## Given task
Skip the pictures. Transcribe the rest of the data below without changing a word.
## Begin Dataset excerpt
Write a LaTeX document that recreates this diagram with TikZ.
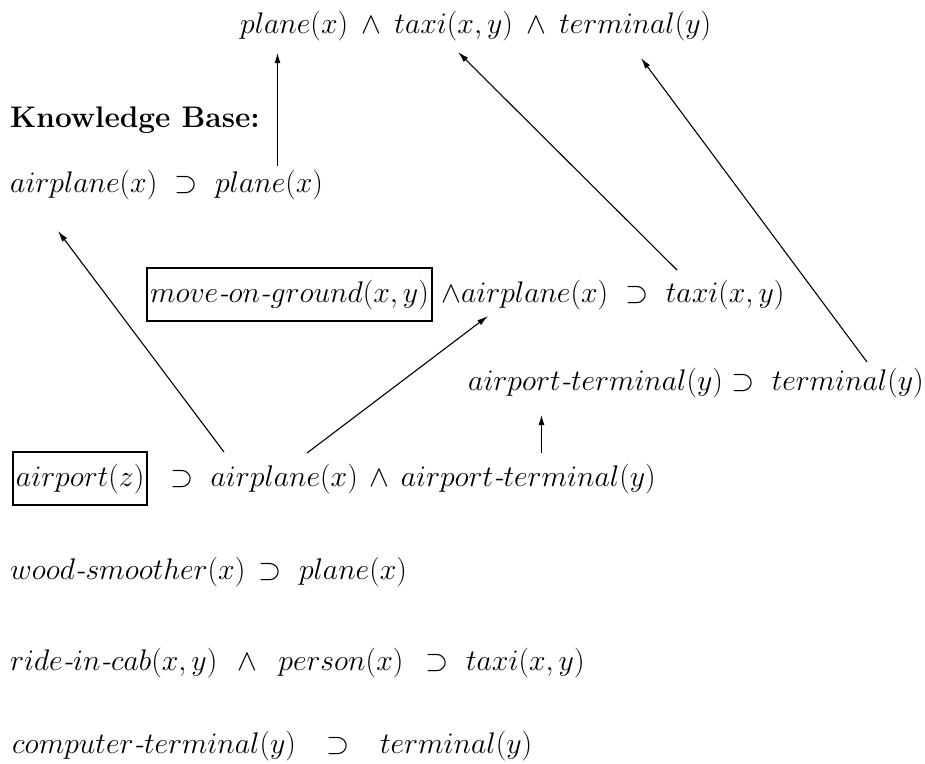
\RequirePackage{fix-cm}
\documentclass[tikz,border=0pt]{standalone}
\usetikzlibrary{arrows.meta}
\newcommand{\hy}{\textit{-}}
\tikzset{
  lbl/.style={anchor=base west, inner sep=0pt, font=\fontsize{29.8}{36}\selectfont},
  boxed/.style={draw, line width=2pt, inner xsep=3pt, inner ysep=11.5pt, anchor=base west, font=\fontsize{29.8}{36}\selectfont},
  arr/.style={-{Latex[length=11pt,width=6pt]}, line width=1.1pt},
  varr/.style={arr, line width=1.8pt}
}
\begin{document}
\begin{tikzpicture}[x=1pt,y=-1pt]
\useasboundingbox (0,0) rectangle (925,763);
\node[lbl] (goal) at (240,33) {$plane(x)\:\wedge\:taxi(x,y)\:\wedge\:terminal(y)$};
\node[lbl] (kb) at (10,127) {\textbf{Knowledge Base:}};
\node[lbl] (r1) at (10,192) {$airplane(x)\ \supset\ plane(x)$};
\node[boxed] (mog) at (146,302) {$move\hy on\hy ground(x,y)$};
\node[lbl] (r2) at (441,302) {$\wedge airplane(x)\ \supset\ taxi(x,y)$};
\node[lbl] (r3) at (468,390) {$airport\hy terminal(y) \supset\ terminal(y)$};
\node[boxed] (apt) at (12,486) {$airport(z)$};
\node[lbl] (r4) at (170,486) {$\supset\ airplane(x)\,\wedge\,airport\hy terminal(y)$};
\node[lbl] (r5) at (10,579) {$wood\hy smoother(x)\,\supset\ plane(x)$};
\node[lbl] (r6) at (10,670) {$ride\hy in\hy cab(x,y)\ \,\wedge\ \,person(x)\ \,\supset\ taxi(x,y)$};
\node[lbl] (r7) at (12,753) {$computer\hy terminal(y)\ \;\,\supset\ \;\,terminal(y)$};
% connector ends
\coordinate (a1s) at (277.5,166);
\coordinate (a1e) at (277.5,52);
\coordinate (a2s) at (677,270);
\coordinate (a2e) at (458,52);
\coordinate (a3s) at (867,362);
\coordinate (a3e) at (641,58);
\coordinate (a4s) at (224,452);
\coordinate (a4e) at (58,231);
\coordinate (a5s) at (307,453);
\coordinate (a5e) at (488,316);
\coordinate (a6s) at (541.5,453);
\coordinate (a6e) at (541.5,414);
\draw[varr] (a1s) -- (a1e);
\draw[arr] (a2s) -- (a2e);
\draw[arr] (a3s) -- (a3e);
\draw[arr] (a4s) -- (a4e);
\draw[arr] (a5s) -- (a5e);
\draw[varr] (a6s) -- (a6e);
\end{tikzpicture}
\end{document}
## End Dataset excerpt
## Result
Write a LaTeX document that recreates this diagram with TikZ.
\RequirePackage{fix-cm}
\documentclass[tikz,border=0pt]{standalone}
\usetikzlibrary{arrows.meta}
\newcommand{\hy}{\textit{-}}
\tikzset{
  lbl/.style={anchor=base west, inner sep=0pt, font=\fontsize{29.8}{36}\selectfont},
  boxed/.style={draw, line width=2pt, inner xsep=3pt, inner ysep=11.5pt, anchor=base west, font=\fontsize{29.8}{36}\selectfont},
  arr/.style={-{Latex[length=11pt,width=6pt]}, line width=1.1pt},
  varr/.style={arr, line width=1.8pt}
}
\begin{document}
\begin{tikzpicture}[x=1pt,y=-1pt]
\useasboundingbox (0,0) rectangle (925,763);
\node[lbl] (goal) at (240,33) {$plane(x)\:\wedge\:taxi(x,y)\:\wedge\:terminal(y)$};
\node[lbl] (kb) at (10,127) {\textbf{Knowledge Base:}};
\node[lbl] (r1) at (10,192) {$airplane(x)\ \supset\ plane(x)$};
\node[boxed] (mog) at (146,302) {$move\hy on\hy ground(x,y)$};
\node[lbl] (r2) at (441,302) {$\wedge airplane(x)\ \supset\ taxi(x,y)$};
\node[lbl] (r3) at (468,390) {$airport\hy terminal(y) \supset\ terminal(y)$};
\node[boxed] (apt) at (12,486) {$airport(z)$};
\node[lbl] (r4) at (170,486) {$\supset\ airplane(x)\,\wedge\,airport\hy terminal(y)$};
\node[lbl] (r5) at (10,579) {$wood\hy smoother(x)\,\supset\ plane(x)$};
\node[lbl] (r6) at (10,670) {$ride\hy in\hy cab(x,y)\ \,\wedge\ \,person(x)\ \,\supset\ taxi(x,y)$};
\node[lbl] (r7) at (12,753) {$computer\hy terminal(y)\ \;\,\supset\ \;\,terminal(y)$};
% connector ends
\coordinate (a1s) at (277.5,166);
\coordinate (a1e) at (277.5,52);
\coordinate (a2s) at (677,270);
\coordinate (a2e) at (458,52);
\coordinate (a3s) at (867,362);
\coordinate (a3e) at (641,58);
\coordinate (a4s) at (224,452);
\coordinate (a4e) at (58,231);
\coordinate (a5s) at (307,453);
\coordinate (a5e) at (488,316);
\coordinate (a6s) at (541.5,453);
\coordinate (a6e) at (541.5,414);
\draw[varr] (a1s) -- (a1e);
\draw[arr] (a2s) -- (a2e);
\draw[arr] (a3s) -- (a3e);
\draw[arr] (a4s) -- (a4e);
\draw[arr] (a5s) -- (a5e);
\draw[varr] (a6s) -- (a6e);
\end{tikzpicture}
\end{document}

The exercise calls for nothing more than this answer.